Denver Comic Con rift threatens the event's founder and his original cause
There have been rumors about trouble among the Denver Comic Con ranks. But today, DCC co-founder Charlie La Greca posted the following letter on a new Save Denver Comic Con website.
Denver Comic Con co-founders Frank Romero and Charlie La Greca.
Hello my name is Charlie La Greca. I am a cartoonist, lifelong comic fan, and lover of all things geek.
This is an incredibly difficult letter to write but I feel the need to tell you about an injustice and ask for your assistance in attaining its correction.
Comic books are my life. I grew up in Denver, Colorado and in the 1990's moved to the East Coast to pursue my dreams of working in comic book publishing. It took years of hard work but eventually, I established myself in New York City working in the industry that I love. After working for such notable companies as Disney, Nickelodeon, and DC Comics, I moved back to my native Denver to embark on the next chapter of my dream.
I reconnected with my lifelong friend, Frank Romero, to figure out how we could apply our passion, experience, and networking within the industry to bring something very special to my hometown. I have completely and utterly devoted my entire being to this endeavor for the last 5 years and it was with our intention to encourage learning and ignite imaginations in children that Frank and I envisioned creating a pop culture convention that, with its proceeds, would fully support a good cause - children's education and literacy. To that end, in 2009, Frank and I founded Comic Book Classroom (CBC) to raise literacy through comics, and we devised the Denver Comic Con (DCC) to become an institution that funded CBC.
The Denver Comic Con achieved success in its inaugural year, 2012. In DCC's second year, we brought in over 61,000 attendees and became the fifth largest comic convention in the U.S. It was a great accomplishment and, as founders, Frank and I knew that we could not have done it without the generosity, support, and hard work of the artists, publishers, vendors, fans, and community.
However, the last eight months have been fraught with difficulty and tumult, and I am left questioning the ethics and values of the people that Frank and I brought on to the CBC Board of Directors. We were somewhat inexperienced and should have better selected a Board who was perhaps dedicated to the Comic Book Classroom mission and making sure that the focus and funds raised from the DCC convention indeed went to teaching kids.
That has not happened: Since the 2013 convention, it seems the teaching and literacy programs have been nonexistent; Frank Romero has resigned and I have been removed from control of the Board; there are allegedly up to $300,000 in revenues from the 2013 DCC alone, that remain unaccounted for, and some of which appear to be funneled towards high profile legal posturing.
After five years of dedicated service to Comic Book Classroom and Denver Comic Con and despite my desire to continue to be a part of the organizations I founded, I've been apparently removed from them. I've only heard this indirectly; most painfully through a letter recently sent out to all of my peers, clients, fellow artists, and industry professionals claiming I was no longer with the organization. Inexplicably and without explanation, my professional email and all of my admin rights were turned off overnight.
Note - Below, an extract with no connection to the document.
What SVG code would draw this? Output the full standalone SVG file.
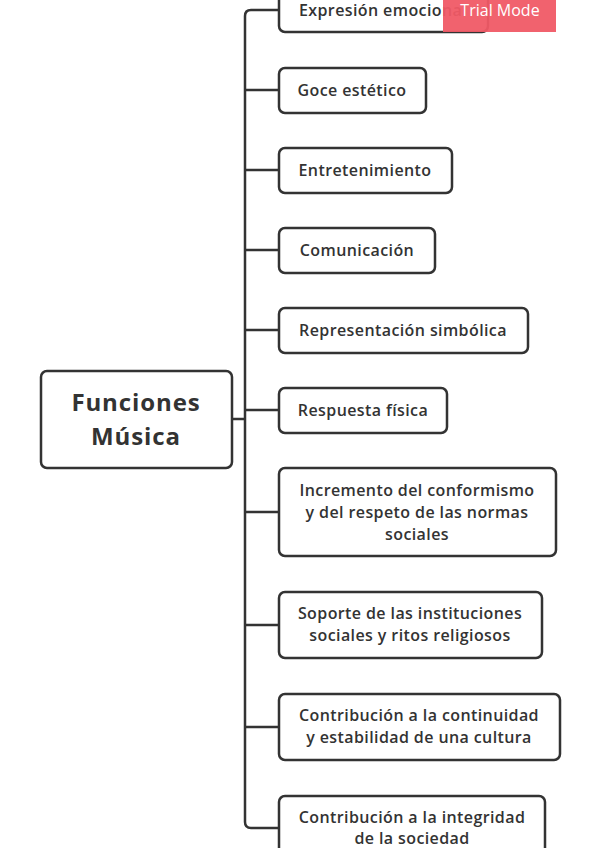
<svg xmlns="http://www.w3.org/2000/svg" width="599" height="848" viewBox="0 0 599 848">
<style>
.box{fill:#fff;stroke:#333;stroke-width:2.5}
.t{font-family:"Open Sans","Noto Sans",sans-serif;font-size:16px;font-weight:600;letter-spacing:0.4px;fill:#333;text-anchor:middle}
.root{font-family:"Open Sans","Noto Sans",sans-serif;font-size:24px;font-weight:700;letter-spacing:0.9px;fill:#333;text-anchor:middle}
.c{fill:none;stroke:#333;stroke-width:2.5}
</style>
<rect width="599" height="848" fill="#fff"/>
<g id="connectors">
<path class="c" d="M232 419 H245"/>
<path class="c" d="M279 10 H251 Q245 10 245 16 V822 Q245 828 251 828 H279"/>
<path class="c" d="M245 90 H279 M245 170 H279 M245 250 H279 M245 330 H279 M245 410 H279 M245 512 H279 M245 625 H279 M245 727 H279"/>
</g>
<g id="root"><rect class="box" x="41" y="371" width="191" height="97" rx="6"/>
<text class="root" x="136" y="411">Funciones</text><text class="root" x="136" y="445">Música</text></g>
<g id="n1"><rect class="box" x="279" y="-14" width="209" height="46" rx="6"/><text class="t" x="383" y="16">Expresión emocional</text></g>
<g id="n2"><rect class="box" x="279" y="68" width="147" height="45" rx="6"/><text class="t" x="352" y="96">Goce estético</text></g>
<g id="n3"><rect class="box" x="279" y="148" width="173" height="45" rx="6"/><text class="t" x="365" y="176">Entretenimiento</text></g>
<g id="n4"><rect class="box" x="279" y="228" width="156" height="45" rx="6"/><text class="t" x="357" y="256">Comunicación</text></g>
<g id="n5"><rect class="box" x="279" y="308" width="249" height="45" rx="6"/><text class="t" x="403" y="336">Representación simbólica</text></g>
<g id="n6"><rect class="box" x="279" y="388" width="168" height="45" rx="6"/><text class="t" x="363" y="416">Respuesta física</text></g>
<g id="n7"><rect class="box" x="279" y="468" width="277" height="88" rx="6"/><text class="t" x="417" y="496">Incremento del conformismo</text><text class="t" x="417" y="518">y del respeto de las normas</text><text class="t" x="417" y="540">sociales</text></g>
<g id="n8"><rect class="box" x="279" y="592" width="263" height="66" rx="6"/><text class="t" x="410" y="619">Soporte de las instituciones</text><text class="t" x="410" y="641">sociales y ritos religiosos</text></g>
<g id="n9"><rect class="box" x="279" y="694" width="281" height="66" rx="6"/><text class="t" x="419" y="721">Contribución a la continuidad</text><text class="t" x="419" y="743">y estabilidad de una cultura</text></g>
<g id="n10"><rect class="box" x="279" y="796" width="266" height="66" rx="6"/><text class="t" x="412" y="823">Contribución a la integridad</text><text class="t" x="412" y="844">de la sociedad</text></g>
<g id="trial"><rect x="443" y="0" width="113" height="32" fill="#F05A66" opacity="0.95"/><text x="500" y="16" font-family="Open Sans, sans-serif" font-size="16" fill="#fff" text-anchor="middle">Trial Mode</text></g>
</svg>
Additionally, since the beginning it is undisputed that Frank Romero and I co-founded these entities, and in the 5 years since, that fact has never once been questioned by any of the directors, members, or volunteers of CBC or DCC. That is why it was disconcerting to discover, immediately after the success of DCC 2013, that our Wikipedia page has been anonymously edited to remove the role Frank and I played. This fact alone speaks to further questionable tactics, as well as the mention of other Board members listed as founders in a press article directly after the 2013 convention. It is one thing to feel as though founders are being forced out from an organization, it's another to perhaps claim ownership and rewrite history.
I'd like to first, make it clear that all Frank and I ever wanted to do was to help kids and I believe we both stand behind the original values and mission statement of education, respect, inclusiveness, diversity, responsibility, human dignity, communication, honesty, opportunity, and community with which we founded CBC.
Secondly, it must be known that I have never stepped down. I never resigned. This statement made in the aforementioned letter or any statement announcing that I resigned or am no longer with the organization is false. I set out my whole life to bring my passion and love of comics and geekdom to others. I did not and will not give up on this organization that I envisioned and co-founded and so believe in. Nor have I or will I leave it. I find it interesting that a letter of that sort was circulated and yet the other members of the Board never thought to contact me or meet with me to discuss my exit. In fact, the other members of the Board chose to walk away from mediation (I have the emails to prove this) and when I most recently made one last attempt to draw them back into mediation to discuss and solve matters, they refused and had their lawyer serve me with a letter threatening to possibly file a lawsuit against me. Presumably such a lawsuit would be funded through the unaccounted for monies raised from the Denver Comic Con. Money better used to serve children.
It's hard to imagine that the people Frank and I chose to put in place - the very people who benefited from the financial investment that I personally procured - would seek this as a possible solution.